Dynamic Finite Element and Experimental Strain Analysis of a Passenger-Car Rear Axle for Durable and Sustainable Suspension Design

This paper proposes an integrated numerical–experimental methodology for the durability assessment and optimisation of a passenger-car rear axle. A dedicated rear-suspension durability test bench was designed to impose a controlled cyclic vertical excitation on a dependent axle, reproducing service-like translational and rotational amplitudes of the beam and stabiliser bar. A detailed flexible multibody model of the bench–axle system was developed in MSC ADAMS 2023 and used to tune the kinematic excitation and determine an equivalent design load at the wheel spindles, consistent with the stiffness of the suspension assembly.

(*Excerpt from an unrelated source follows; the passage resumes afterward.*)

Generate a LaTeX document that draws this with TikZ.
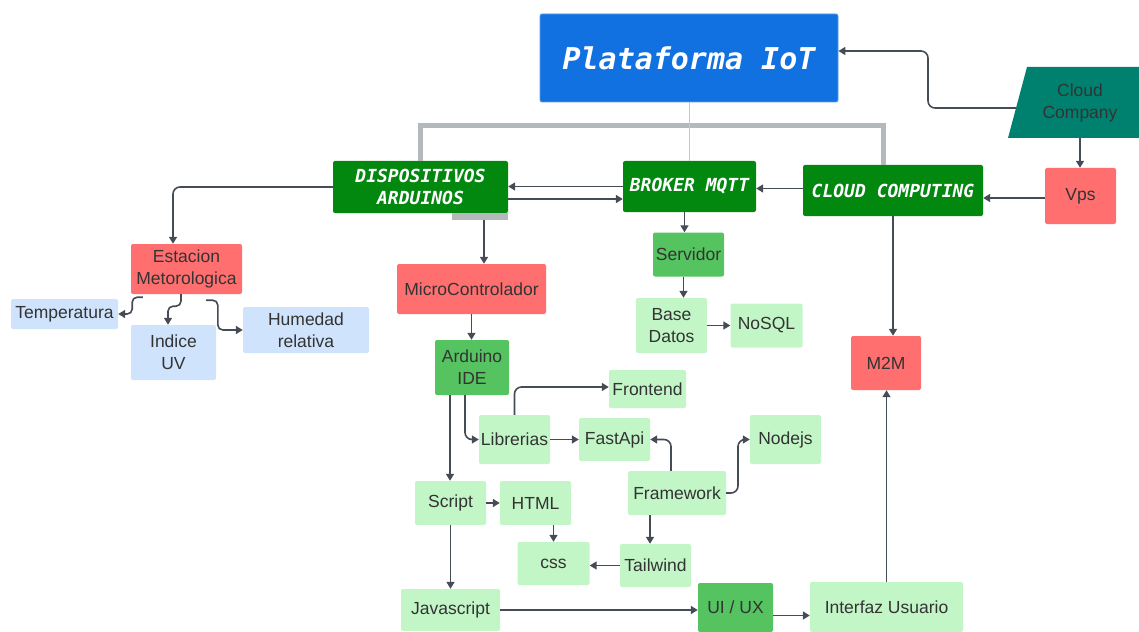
\documentclass[tikz,border=0pt]{standalone}
\usepackage{fontspec}
\setmainfont{Liberation Sans}
\newfontfamily\monofnt{DejaVu Sans Mono}[
  BoldFont={DejaVu Sans Mono Bold},
  ItalicFont={DejaVu Sans Mono Oblique},
  BoldItalicFont={DejaVu Sans Mono Bold Oblique}]
\usetikzlibrary{arrows.meta,calc}

\definecolor{txt}{HTML}{333333}
\definecolor{titleblue}{HTML}{1271E0}
\definecolor{darkgreen}{HTML}{03880F}
\definecolor{midgreen}{HTML}{55C35F}
\definecolor{lightgreen}{HTML}{C3F6C7}
\definecolor{salmon}{HTML}{FF6F6F}
\definecolor{lightblue}{HTML}{CFE4FC}
\definecolor{teal}{HTML}{00806E}
\definecolor{wire}{HTML}{454C55}
\definecolor{bracketgrey}{HTML}{B4BABC}

\tikzset{
  base/.style={rounded corners=2pt, inner sep=0pt, align=center, text=txt,
    font=\fontsize{17.5}{22}\selectfont},
  sz/.style 2 args={minimum width=#1pt, minimum height=#2pt},
  titlebox/.style={base, fill=titleblue, draw=titleblue!70!white, line width=0.8pt,
    text=white, font=\monofnt\bfseries\itshape\fontsize{30}{34}\selectfont},
  hubbox/.style={base, fill=darkgreen, text=white,
    font=\monofnt\bfseries\itshape\fontsize{18}{22}\selectfont},
  redbox/.style={base, fill=salmon},
  greenbox/.style={base, fill=midgreen},
  paleg/.style={base, fill=lightgreen},
  paleb/.style={base, fill=lightblue},
  arr/.style={draw=wire, line width=1.6pt, rounded corners=7pt,
    -{Triangle[length=7pt,width=8pt]}},
  bracket/.style={draw=bracketgrey, line width=5pt},
}

\begin{document}
\begin{tikzpicture}[x=1pt,y=-1pt]
\useasboundingbox (0,0) rectangle (1139,631);
\clip (0,0) rectangle (1139,631);

% top level
\node[titlebox, sz={298}{88}] (plat) at (689,58) {Plataforma IoT};
\node[hubbox, sz={175}{52}] (disp) at (420.5,187) {DISPOSITIVOS\\ARDUINOS};
\node[hubbox, sz={133}{51}] (broker) at (689.5,186.5) {BROKER MQTT};
\node[hubbox, sz={180}{51}] (cloudc) at (893,190.5) {CLOUD COMPUTING};
\node[redbox, sz={71}{56}] (vps) at (1080.5,196) {Vps};

% Cloud Company parallelogram
\fill[teal] (1027,67) -- (1165,67) -- (1146,138) -- (1008,138) -- cycle;
\node[base, sz={120}{71}] (company) at (1080,102.5) {Cloud\\Company};

% weather station branch
\node[redbox, sz={111}{50}] (estacion) at (186.5,269) {Estacion\\Metorologica};
\node[paleb, sz={107}{30}] (temp) at (64.5,314) {Temperatura};
\node[paleb, sz={85}{55}] (uv) at (173.5,352.5) {Indice\\UV};
\node[paleb, sz={126}{46}] (hum) at (306,330) {Humedad\\relativa};

% microcontroller branch
\node[redbox, sz={149}{50}] (micro) at (471.5,289) {MicroControlador};
\node[greenbox, sz={74}{55}] (ide) at (472,367.5) {Arduino\\IDE};
\node[paleg, sz={77}{38}] (front) at (647.5,389) {Frontend};
\node[paleg, sz={71}{49}] (libr) at (514.5,439.5) {Librerias};
\node[paleg, sz={71}{43}] (fast) at (614.5,439.5) {FastApi};
\node[paleg, sz={71}{49}] (nodejs) at (785.5,439.5) {Nodejs};
\node[paleg, sz={98}{44}] (frame) at (677,493) {Framework};
\node[paleg, sz={71}{44}] (script) at (450.5,503) {Script};
\node[paleg, sz={71}{44}] (html) at (535.5,503) {HTML};
\node[paleg, sz={72}{43}] (css) at (553.5,563.5) {css};
\node[paleg, sz={71}{43}] (tail) at (655.5,565.5) {Tailwind};
\node[paleg, sz={99}{42}] (js) at (450.5,610) {Javascript};
\node[greenbox, sz={75}{49}] (uiux) at (735.5,607.5) {UI / UX};
\node[paleg, sz={153}{50}] (interfaz) at (886.5,607) {Interfaz Usuario};

% broker branch
\node[greenbox, sz={71}{44}] (serv) at (688.5,254.5) {Servidor};
\node[paleg, sz={71}{55}] (based) at (671.5,325.5) {Base\\Datos};
\node[paleg, sz={72}{44}] (nosql) at (766.5,325.5) {NoSQL};
\node[redbox, sz={70}{54}] (m2m) at (886,363) {M2M};

% grey bracket joining the three hubs to the platform
\coordinate (brk) at (689,126);
\draw[bracket] (disp.north) |- (brk) -| ([xshift=-10pt]cloudc.north);
\draw[draw=bracketgrey!80!white, line width=1pt] (plat.south) -- (plat.south |- broker.north);
\fill[bracketgrey] ([xshift=-56pt]disp.south east) rectangle ([yshift=-7pt]disp.south east);

% cloud side
\coordinate (ccleft) at (1016,108);
\coordinate (ccbend) at (928,80);
\draw[arr] (ccleft) -| (ccbend) |- ([yshift=7pt]plat.east);
\draw[arr] (company.south) -- (company.south |- vps.north);
\draw[arr] ([yshift=-2pt]vps.west) -- ([yshift=-2pt]vps.west -| cloudc.east);
\draw[arr] ([yshift=2pt]cloudc.west) -- ([yshift=2pt]cloudc.west -| broker.east);
\draw[arr] (broker.west) -- (broker.west -| disp.east);
\draw[arr] ([yshift=-12pt]disp.east) -- ([yshift=-12pt]disp.east -| broker.west);
\draw[arr] (cloudc.south) -- (cloudc.south |- m2m.north);

% broker side
\draw[arr] ([xshift=-5pt]broker.south) -- ([xshift=-5pt]broker.south |- serv.north);
\draw[arr] ([xshift=-5pt]serv.south) -- ([xshift=-5pt]serv.south |- based.north);
\draw[arr] (based.east) -- (based.east -| nosql.west);

% weather station side
\draw[arr] (disp.west) -| ([xshift=-13.5pt]estacion.north);
\draw[arr, rounded corners=5pt] ([xshift=12pt,yshift=-3pt]estacion.south west)
  -| ([xshift=14pt]temp.east) -- (temp.east);
\draw[arr, rounded corners=5pt] ([xshift=-5.5pt]estacion.south) -- ++(0,12)
  -| ([xshift=-5.5pt]uv.north);
\draw[arr, rounded corners=5pt] ([xshift=19.5pt,yshift=-6pt]estacion.south)
  -| ([xshift=-25pt]hum.west) -- (hum.west);

% microcontroller side
\draw[arr] ([xshift=63.5pt,yshift=-7pt]disp.south) -- ([xshift=63.5pt]disp.south |- micro.north);
\draw[arr] (micro.south) -- (micro.south |- ide.north);
\draw[arr] ([xshift=-22pt]ide.south) -- ([xshift=-22pt]ide.south |- script.north);
\draw[arr] ([xshift=-7pt]ide.south) |- (libr.west);
\draw[arr] (libr.north) |- ([yshift=2pt]front.west);
\draw[arr] (libr.east) -- (libr.east -| fast.west);
\draw[arr] ([xshift=-6pt]frame.north) |- (fast.east);
\draw[arr] (frame.east) -| ($(frame.east)!0.5!(nodejs.west)$) |- (nodejs.west);
\draw[arr] ([xshift=-27pt]frame.south) -- ([xshift=-27pt]frame.south |- tail.north);
\draw[arr] (tail.west) -- (tail.west -| css.east);
\draw[arr] (css.north |- html.south) -- (css.north);
\draw[arr] (script.east) -- (script.east -| html.west);
\draw[arr] (script.south) -- (script.south |- js.north);
\draw[arr] (js.east) -- (js.east -| uiux.west);
\draw[arr] ([yshift=-8pt]uiux.east) -- ([yshift=-8pt]uiux.east -| interfaz.west);
\draw[arr] (interfaz.north) -- (interfaz.north |- m2m.south);
\end{tikzpicture}
\end{document}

Experimental strain measurements at nine locations on the axle, acquired with strain-gauge instrumentation on the bench, were converted into stresses and used to validate an explicit dynamic finite element model in ANSYS. The FE predictions agree with the experiments within about 10% at the beam mid-span and correctly identify a critical region at the junction between the side plate and the arm, where peak von Mises stresses of about 104 MPa occur. The validated model then supports a response-surface-based optimisation of the safety-critical wheel spindle, yielding an optimised geometry in which spindle-fillet stresses remain around 180–185 MPa under a severe loading case corresponding to the maximum admissible wheel load at the bearings, while the associated increase in mass is modest and compatible with practical design constraints.